Alphabet’s robots to boost agriculture with big data

15 October 2020

The ‘plant buggy’. Source: Mineral

  • Alphabet’s latest ‘moonshot’ project uses robotics and big data analytics to target food sustainability in a bid to fight global hunger and food shortages
  • By having granular data at hand instead of blanket one-size-fits-all solutions, Mineral will look to tailor treatments to specific areas of fields, as well as specific individual plants

Alphabet, better known as Google’s parent company, is joining the effort to bring sustainable agriculture to the masses following its latest project’s unveiling involving robots, crops, and big data.
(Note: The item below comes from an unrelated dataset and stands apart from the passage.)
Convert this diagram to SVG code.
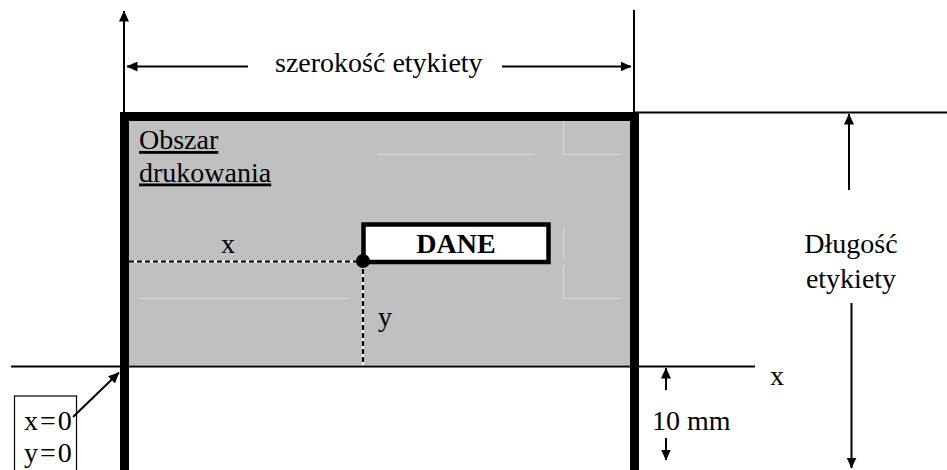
<svg xmlns="http://www.w3.org/2000/svg" width="947" height="470" viewBox="0 0 947 470">
<style>
text{font-family:"Liberation Serif","Times New Roman",serif;font-size:28px;fill:#000}
.thin{stroke:#000;stroke-width:2;fill:none}
.thick{stroke:#000;stroke-width:9;fill:none}
.faint{stroke:#dadada;stroke-width:1;fill:none}
.arr{stroke:#000;stroke-width:2;fill:none;marker-end:url(#ah)}
.u{text-decoration:underline}
.sp{letter-spacing:2px}
</style>
<defs>
<marker id="ah" viewBox="0 0 11 10" refX="10.5" refY="5" markerWidth="11" markerHeight="10" markerUnits="userSpaceOnUse" orient="auto">
<path d="M0,0 L11,5 L0,10 z" fill="#000"/>
</marker>
</defs>
<rect width="947" height="470" fill="#fff"/>
<g id="print-area">
<rect x="129" y="121" width="501" height="244" fill="#c0c0c0"/>
<path class="faint" d="M378,154.5H535 M563.5,121V154.5H621 M563.5,227V259 M563.5,265V298.5H621 M139,298.5H349"/>
<text x="139" y="149" class="u">Obszar</text>
<text x="139" y="181.5" class="u">drukowania</text>
</g>
<g id="label-frame">
<path class="thick" d="M124.5,470V116.5H634.5V470"/>
</g>
<g id="dane">
<rect x="363.5" y="224.5" width="185" height="37.5" fill="#fff" stroke="#000" stroke-width="4.5"/>
<text x="456" y="253.3" text-anchor="middle" font-weight="bold">DANE</text>
</g>
<g id="origin">
<rect x="14.5" y="396" width="62" height="80" fill="#fff" stroke="#000" stroke-width="1.2"/>
<text x="24" y="430" class="sp">x=0</text>
<text x="24" y="462" class="sp">y=0</text>
</g>
<g id="labels">
<text x="275" y="72">szerokość etykiety</text>
<text x="851" y="253" text-anchor="middle">Długość</text>
<text x="851" y="288" text-anchor="middle">etykiety</text>
<text x="652" y="430">10 mm</text>
<text x="770" y="385">x</text>
<text x="228" y="253" text-anchor="middle">x</text>
<text x="378" y="326">y</text>
</g>
<g id="connectors">
<path class="thin" d="M11,366.5H755"/>
<path class="thin" d="M634,10V112"/>
<path class="thin" d="M635,112.5H947"/>
<path class="arr" d="M124,112V11"/>
<path class="arr" d="M248,66.5H127"/>
<path class="arr" d="M502,66.5H631"/>
<path class="arr" d="M849,190V114"/>
<path class="arr" d="M851.5,303V468"/>
<path class="arr" d="M666,390V368"/>
<path class="arr" d="M666,438V460"/>
<path class="arr" d="M73,417L119,372.5"/>
<path d="M129,261.5H363 M363,261V365" stroke="#fff" stroke-width="2.2" fill="none"/>
<path d="M129,261.5H363 M363,261V365" stroke="#000" stroke-width="2.2" stroke-dasharray="5,3" fill="none"/>
<circle cx="363" cy="261" r="7" fill="#000"/>
</g>
</svg>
The X Labs project dubbed “Mineral” is said to embrace “nature’s diversity to nourish generations to come,” and is the newest name for the company’s “Computational Agriculture Project.” The end goal is to collect huge amounts of data on how crops grow, to ultimately inform new methods of agriculture in the face of global food shortages.

Sustainable big data solutions

Agriculture has increasingly become a contentious issue, with experts predicting global hunger problems to persist as the Earth’s population expands over the next decade. It is hoped that by implementing state-of-the-art technology, some of the dilemmas facing traditional farming could be resolved in the years ahead.

“To feed the planet’s growing population, global agriculture will need to produce more food in the next 50 years than in the previous 10,000 – at a time when climate change is making our crops less productive,” says Mineral’s website.

Similar to the way Google began indexing and organizing the world wide web, the team at Alphabet X are now imagining the possibilities of measuring the data of every plant in a field. And to do this, it’s using a newly-developed robot buggy.

The vehicle is fitted out with solar panels and packed with cameras, sensors, and software. It also comes in various shapes and sizes so it can be used on multiple types of crops, including stalks of corn and bushy soybean plants. The buggy can then collect data on plant height, leaf area, and fruit size before combining the information together with soil, weather, and other data, and plugging it into a machine-learning system to try to spot patterns and insights useful to farmers.

As with many things, the key to building something better is through data, and to date, farmers may have information on weather and soil, but the introduction of the robotic veicle will see how plants actually grow and respond to their environment.

“These new streams of data are either overwhelming or don’t measure up to the complexity of agriculture, so they defer back to things like tradition, instinct or habit,” said Mineral Project Lead, Elliot Grant.

The plant buggies in action. Source: Mineral

Despite achieving necessary yields, many approaches to agriculture now aren’t considered sustainable; the fertility of soil is progressively depleted by pumping it full of chemicals year after year, while also making food less nutrient-rich. This cycle helps to grow the most food, but the quality of that food is becoming progressively worse.

By having that granular data at hand, Mineral will look to tailor treatments to specific areas of land, as well as specific individual plants.

Growing efforts

The idea of using technologies like AI and big data analytics to optimize crop and plant growth has not been exclusive to Mineral in humanity’s fight against hunger. Several startups have used a variety of approaches to further enhance the effects of data-driven farming.

Five-year-old, New York startup Bowery Farming, has built vast indoor farms where every aspect of the growing conditions, from temperature and humidity to the amount and type of light, can be controlled. To monitor the crops in real-time and enable live changes in growing conditions, the farms are kitted out with sensors and AI-backed cameras.

Bowery has currently built three large farms and focuses on producing leafy greens and fresh herbs for the likes of Whole Foods and Stop & Shop. Each farm serves its local area while ensuring produce is fresh and the environmental impact of shipping is minimized.

Their machine-learning system is expected to continue gathering reams of data as the company expands to draw on for controlling crops and improving yields.

“As we’re learning and improving and iterating, our farming operation continues to improve,” said CEO Irving Fain before adding, “The AI and software are critical components as the network itself gets smarter and smarter.”

Worries of big data security are rife, however, as implications revolving around the ability to having your farm hijacked, and the question of ownership of that data remains.